Food Records (UK)/SBK (USA) 1993.

The second album by Blur, after Leisure and before Parklife.

This was an album with a turbulent conception. Released in the wake of a disastrous 1992 tour, the pressure was on for it to succeed in grunge-loving America. Although originally it was intended to be produced by XTC's Andy Partridge, this idea quickly fell through (Partridge suggesting, amongst other incongruities, that Starshaped be played as a samba.) The ever-present Stephen Street, who produced There's No Other Way from Leisure, was brought in instead -- more by luck than judgement: Graham Coxon happened to bump into him at a Cranberries gig.

Meanwhile, Blur were at loggerheads with Food's co-owner and former Teardrop Explodes keyboard man Dave Balfe, who was becoming disenchanted with guitar music and later went to to form his own dance/electronic label. Legend has it that certain tracks on MLIR were included mainly as digs at Balfe, particularly the instrumentals, which he hated.

Still, to Balfe's credit, his insistence that the band "write some singles" led to the album's opener, For Tomorrow, which remains one of Blur's finest moments, written at Damon's parent's house on Christmas Day.

After the album sessions were complete in early 1993, SDK, the American distributors, requested another single, to appeal to American youth. The result was originally called Americana, but the name was quickly changed to Chemical World. It didn't succeed particularly in its goal, but nevertheless, it's another fine song.

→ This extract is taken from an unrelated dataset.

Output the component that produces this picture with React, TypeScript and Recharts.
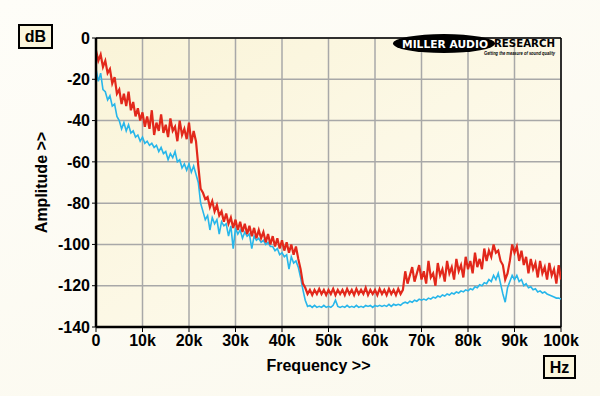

Finally, then, MLIR consists of a handful of demos from 1991 that were considered 'good enough' for an album, a set of songs written during a period of emotional strain, two apparently haphazard 'singles', and two instrumentals dating back from when Blur were called Seymour. Surely a recipe for disaster: yet somehow, it hangs together. More than that. It shines.

For Tomorrow's intricate, unusual harmonies and precision playing are bolstered by a shimmering string arrangement and an endearing narrative outro. Satires on consumer culture, middle England and disposability follow in Advert, Chemical World and portent-of-things-to-come Sunday Sunday, while Pressure On Julian, Oily Water and Popscene are the sneering, vicious, snotty-nosed numbers Blur don't do again until I'm Just A Killer For Your Love on 1997's Blur album. Interspersed are paeans to numbness and disaffection Blue Jeans, Starshaped, Miss America, Resigned. Oh yes, and Turn It Up appears at the arse-end, an unwelcome and forgettable baggy throwback.

Almost every song is a winner, though, the interest not flagging a bit until, perhaps, Villa Rosie comes along. And you lucky American listeners get the rollicking punk stomp Popscene in the bag. Top.